Major drug traffickers have left Colombia and relocated in Ecuador, says Colombia President Petro
The cocaine is flowing south, out of Colombia and into Ecuador, and so are the biggest traffickers. “The action has moved to Ecuador because that’s where the transport routes have been established and the big traffickers have followed,” Colombian President Gustavo Petro said in a Washington, D.C. press conference following his meeting Tuesday with President Donald Trump.

A border crossing in Esmeraldas Province is barricaded and guarded by soldiers.
Petro said he provided Trump with a list of major trafficking bosses, most of them living in Ecuador.
Petro claimed Colombia has been effective in keeping cocaine shipments out of its ports, especially at Buenaventura, the country’s only Pacific port. “Some drugs still get through, as they do at our Caribbean ports, but the amounts have been reduced over the years,” he said. “The drug lords have been forced to find new outlets and Ecuador was the obvious choice.”
Petro conceded that Colombia is exporting massive amounts of cocaine to Ecuador. “Yes, this is where the coca is grown and the cocaine is processed, and we have armed groups in the mountains and rural flatlands who protect and oversee the process,” he said. “Every day, we carry out raids on the fields and the processing facilities, but these quickly replicate.”
Regarding the new tariffs President Daniel Noboa imposed on Colombian imports, and to which Colombia has reciprocated, for lack of cooperation in fighting trafficking, Petro said there have been many joint operations by the armed forces of the two countries against the drug trade and he supports increasing those operations. “Confronting this is a massive and very complicated challenge, requiring cooperation on many levels including judicial and intelligence.

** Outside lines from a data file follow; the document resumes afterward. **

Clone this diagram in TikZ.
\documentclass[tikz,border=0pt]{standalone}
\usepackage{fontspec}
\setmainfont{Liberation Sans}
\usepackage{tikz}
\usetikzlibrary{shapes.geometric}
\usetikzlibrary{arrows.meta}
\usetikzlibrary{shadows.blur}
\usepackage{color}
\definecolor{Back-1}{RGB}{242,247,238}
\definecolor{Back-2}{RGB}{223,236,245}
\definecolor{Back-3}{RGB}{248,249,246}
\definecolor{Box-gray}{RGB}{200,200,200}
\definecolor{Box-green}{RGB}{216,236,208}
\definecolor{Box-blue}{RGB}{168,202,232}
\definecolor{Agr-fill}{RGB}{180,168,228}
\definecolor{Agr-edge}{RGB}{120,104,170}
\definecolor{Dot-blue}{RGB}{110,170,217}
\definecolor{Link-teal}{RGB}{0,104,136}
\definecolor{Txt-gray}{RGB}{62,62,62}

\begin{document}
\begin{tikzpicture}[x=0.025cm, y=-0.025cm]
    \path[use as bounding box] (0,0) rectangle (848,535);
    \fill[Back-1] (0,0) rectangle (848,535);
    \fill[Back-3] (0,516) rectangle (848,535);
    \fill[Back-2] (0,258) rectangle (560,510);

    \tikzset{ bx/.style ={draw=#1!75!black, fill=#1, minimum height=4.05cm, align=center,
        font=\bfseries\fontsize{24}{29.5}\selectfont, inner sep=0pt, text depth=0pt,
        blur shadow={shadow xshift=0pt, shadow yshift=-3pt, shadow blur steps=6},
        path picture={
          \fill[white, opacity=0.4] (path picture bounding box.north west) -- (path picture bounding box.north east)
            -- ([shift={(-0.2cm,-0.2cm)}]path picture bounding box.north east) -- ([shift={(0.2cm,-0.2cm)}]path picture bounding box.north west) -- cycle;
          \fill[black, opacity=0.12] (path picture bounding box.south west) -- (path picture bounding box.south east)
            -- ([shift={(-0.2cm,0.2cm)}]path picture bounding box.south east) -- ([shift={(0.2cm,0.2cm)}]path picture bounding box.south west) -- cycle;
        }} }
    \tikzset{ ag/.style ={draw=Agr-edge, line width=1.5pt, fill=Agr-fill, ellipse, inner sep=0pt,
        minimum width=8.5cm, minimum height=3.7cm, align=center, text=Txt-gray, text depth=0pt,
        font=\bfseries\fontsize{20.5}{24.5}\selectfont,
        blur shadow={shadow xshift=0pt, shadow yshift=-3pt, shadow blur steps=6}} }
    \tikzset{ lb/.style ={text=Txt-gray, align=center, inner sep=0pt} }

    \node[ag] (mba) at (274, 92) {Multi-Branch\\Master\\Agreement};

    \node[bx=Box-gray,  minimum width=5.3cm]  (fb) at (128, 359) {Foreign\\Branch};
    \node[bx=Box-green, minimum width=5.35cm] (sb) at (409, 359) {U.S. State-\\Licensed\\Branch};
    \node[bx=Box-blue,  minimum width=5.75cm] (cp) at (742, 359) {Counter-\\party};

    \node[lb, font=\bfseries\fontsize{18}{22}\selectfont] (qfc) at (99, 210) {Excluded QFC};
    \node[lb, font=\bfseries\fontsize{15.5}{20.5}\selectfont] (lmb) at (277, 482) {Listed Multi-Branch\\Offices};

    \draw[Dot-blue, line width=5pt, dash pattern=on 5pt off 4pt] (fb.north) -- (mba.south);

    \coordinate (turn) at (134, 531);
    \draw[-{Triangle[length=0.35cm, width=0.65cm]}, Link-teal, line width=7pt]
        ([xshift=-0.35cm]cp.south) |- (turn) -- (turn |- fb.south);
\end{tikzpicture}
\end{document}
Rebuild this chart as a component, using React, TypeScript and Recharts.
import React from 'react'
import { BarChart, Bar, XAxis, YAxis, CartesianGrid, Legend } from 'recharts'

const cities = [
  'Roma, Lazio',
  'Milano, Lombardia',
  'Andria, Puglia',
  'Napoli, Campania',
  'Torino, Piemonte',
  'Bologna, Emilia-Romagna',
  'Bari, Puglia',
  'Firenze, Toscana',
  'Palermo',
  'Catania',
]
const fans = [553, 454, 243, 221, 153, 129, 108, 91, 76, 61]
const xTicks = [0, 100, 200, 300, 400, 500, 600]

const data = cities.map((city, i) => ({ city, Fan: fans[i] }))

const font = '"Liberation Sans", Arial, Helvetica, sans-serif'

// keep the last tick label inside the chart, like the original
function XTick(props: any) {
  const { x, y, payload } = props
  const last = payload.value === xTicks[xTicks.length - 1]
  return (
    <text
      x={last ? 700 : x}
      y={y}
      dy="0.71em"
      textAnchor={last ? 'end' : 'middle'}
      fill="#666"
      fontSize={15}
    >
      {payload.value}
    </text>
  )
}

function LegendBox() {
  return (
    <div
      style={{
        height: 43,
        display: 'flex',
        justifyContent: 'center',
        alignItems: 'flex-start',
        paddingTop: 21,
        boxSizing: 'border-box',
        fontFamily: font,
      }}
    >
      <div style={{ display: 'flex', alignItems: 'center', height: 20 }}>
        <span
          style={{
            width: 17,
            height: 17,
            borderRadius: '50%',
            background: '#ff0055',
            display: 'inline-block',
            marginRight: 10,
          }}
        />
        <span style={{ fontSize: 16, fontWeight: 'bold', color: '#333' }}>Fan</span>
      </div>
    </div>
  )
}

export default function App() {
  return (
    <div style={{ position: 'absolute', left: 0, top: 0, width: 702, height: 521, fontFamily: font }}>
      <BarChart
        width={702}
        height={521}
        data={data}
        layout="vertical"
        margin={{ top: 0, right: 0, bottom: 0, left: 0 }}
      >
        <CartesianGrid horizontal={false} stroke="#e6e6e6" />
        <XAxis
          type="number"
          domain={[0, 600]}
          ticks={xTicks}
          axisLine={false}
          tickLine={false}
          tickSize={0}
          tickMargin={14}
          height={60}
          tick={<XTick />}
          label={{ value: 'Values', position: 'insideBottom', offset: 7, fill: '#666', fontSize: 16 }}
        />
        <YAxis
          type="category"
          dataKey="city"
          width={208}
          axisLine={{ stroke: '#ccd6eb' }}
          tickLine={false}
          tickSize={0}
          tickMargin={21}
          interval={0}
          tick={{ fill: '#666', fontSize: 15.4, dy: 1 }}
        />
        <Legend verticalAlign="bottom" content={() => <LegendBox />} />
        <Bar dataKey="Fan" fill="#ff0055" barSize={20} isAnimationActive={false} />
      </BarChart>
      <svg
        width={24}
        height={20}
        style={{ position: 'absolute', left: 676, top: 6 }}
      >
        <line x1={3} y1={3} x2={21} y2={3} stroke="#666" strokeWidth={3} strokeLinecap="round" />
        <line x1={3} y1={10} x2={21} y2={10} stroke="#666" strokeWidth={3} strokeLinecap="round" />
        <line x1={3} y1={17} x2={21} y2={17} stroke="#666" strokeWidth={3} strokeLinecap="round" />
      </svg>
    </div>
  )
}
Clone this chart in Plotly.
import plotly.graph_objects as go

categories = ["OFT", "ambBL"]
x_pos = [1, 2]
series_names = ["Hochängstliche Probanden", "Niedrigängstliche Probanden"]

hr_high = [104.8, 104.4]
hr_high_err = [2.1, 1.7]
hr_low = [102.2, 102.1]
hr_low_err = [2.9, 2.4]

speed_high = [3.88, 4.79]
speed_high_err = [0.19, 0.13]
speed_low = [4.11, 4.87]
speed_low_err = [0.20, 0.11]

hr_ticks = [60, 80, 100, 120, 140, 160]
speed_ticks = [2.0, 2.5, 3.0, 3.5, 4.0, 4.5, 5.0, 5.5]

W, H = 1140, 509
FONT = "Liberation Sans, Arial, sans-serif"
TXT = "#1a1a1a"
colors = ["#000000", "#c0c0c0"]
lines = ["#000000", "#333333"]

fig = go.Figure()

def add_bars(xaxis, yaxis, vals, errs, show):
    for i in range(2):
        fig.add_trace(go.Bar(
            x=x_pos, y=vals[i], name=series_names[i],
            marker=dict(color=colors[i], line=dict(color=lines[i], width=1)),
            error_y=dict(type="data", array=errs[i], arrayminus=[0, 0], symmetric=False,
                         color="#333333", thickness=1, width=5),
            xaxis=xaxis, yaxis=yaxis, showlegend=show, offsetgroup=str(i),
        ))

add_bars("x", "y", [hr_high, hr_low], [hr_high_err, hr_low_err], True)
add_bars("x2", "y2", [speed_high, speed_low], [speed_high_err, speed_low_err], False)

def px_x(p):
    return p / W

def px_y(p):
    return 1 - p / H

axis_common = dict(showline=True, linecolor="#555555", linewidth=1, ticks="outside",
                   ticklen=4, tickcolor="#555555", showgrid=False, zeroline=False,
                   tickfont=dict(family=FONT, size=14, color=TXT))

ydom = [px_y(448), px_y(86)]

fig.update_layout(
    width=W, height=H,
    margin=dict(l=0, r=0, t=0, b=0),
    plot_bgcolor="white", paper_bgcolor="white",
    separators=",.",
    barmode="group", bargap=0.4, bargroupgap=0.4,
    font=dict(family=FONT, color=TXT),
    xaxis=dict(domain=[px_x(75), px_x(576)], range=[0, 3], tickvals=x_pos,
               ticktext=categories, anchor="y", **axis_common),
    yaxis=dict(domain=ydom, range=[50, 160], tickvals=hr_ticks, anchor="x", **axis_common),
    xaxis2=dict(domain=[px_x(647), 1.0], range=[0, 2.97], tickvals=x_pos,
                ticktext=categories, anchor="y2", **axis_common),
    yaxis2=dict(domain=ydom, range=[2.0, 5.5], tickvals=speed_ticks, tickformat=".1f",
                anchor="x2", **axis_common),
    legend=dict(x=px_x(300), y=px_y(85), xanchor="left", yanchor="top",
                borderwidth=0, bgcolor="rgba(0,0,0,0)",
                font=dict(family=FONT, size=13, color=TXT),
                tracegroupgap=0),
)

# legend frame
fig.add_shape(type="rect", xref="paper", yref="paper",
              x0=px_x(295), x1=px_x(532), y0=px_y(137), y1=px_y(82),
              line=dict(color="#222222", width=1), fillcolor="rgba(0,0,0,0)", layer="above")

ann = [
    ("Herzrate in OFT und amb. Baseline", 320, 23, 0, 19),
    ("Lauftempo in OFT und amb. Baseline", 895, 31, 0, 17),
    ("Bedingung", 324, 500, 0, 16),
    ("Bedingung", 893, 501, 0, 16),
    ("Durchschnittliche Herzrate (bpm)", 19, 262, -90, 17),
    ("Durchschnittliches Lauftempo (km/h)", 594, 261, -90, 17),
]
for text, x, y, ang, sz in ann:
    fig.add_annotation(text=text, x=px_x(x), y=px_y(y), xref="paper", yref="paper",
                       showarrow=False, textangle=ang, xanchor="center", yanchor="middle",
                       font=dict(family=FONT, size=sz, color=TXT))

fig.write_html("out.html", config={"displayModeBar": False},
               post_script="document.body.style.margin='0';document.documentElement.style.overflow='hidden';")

Army raids are part of the answer but only part of it.”
Although the Ecuadorian government has not commented on Petro’s claims, several current and former police and military bosses have. Colonel Mario Pazmiño, regional director of the Latin America Security College, agrees that major drug traffickers live near the port areas of Ecuador, but he says they “move freely and frequently between the two countries.”
He also says the drug traffickers Petro refers to are “second tier” bosses. “The head honchos, the cartel bosses and their top lieutenants live in Miami, Madrid and Dubai.” He adds that the Mexican cartels play a major role in the Colombian cocaine market.

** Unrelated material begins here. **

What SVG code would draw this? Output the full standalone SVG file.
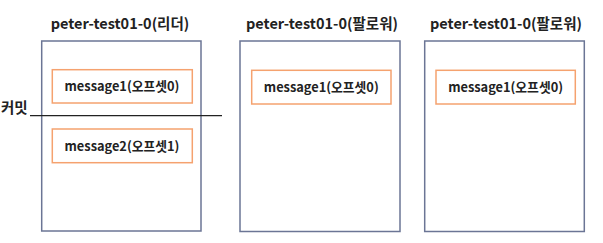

Colonel Fausto Cobo, former director of the Ecuador Center for Strategic Intelligence (CIES), agrees with Petro that military missions are only part of the solution to drug trafficking. “Noboa has a preference for brute force, the iron hand, but we have seen the limits of this approach in the past two years. What is needed is much stronger intelligence gathering as well as the use of technology to assist the military.”
Cobo also says that too little emphasis has been placed on controlling the roads and trails that drug traffickers use to move cocaine into Ecuador from Colombia. “There have been many missions on these routes but then the army retreats,” he says. “There must be constant presence for this approach to be effective.”
Both Cobo and Pazmiño say it will be impossible to defeat drug traffickers entirely. “They are well financed and well-armed and they adapt quickly to government tactics,” says Cobo. The objective is to reduce the flow of drugs and to make Ecuador a less attractive option for shipping them. The ports must be secured.”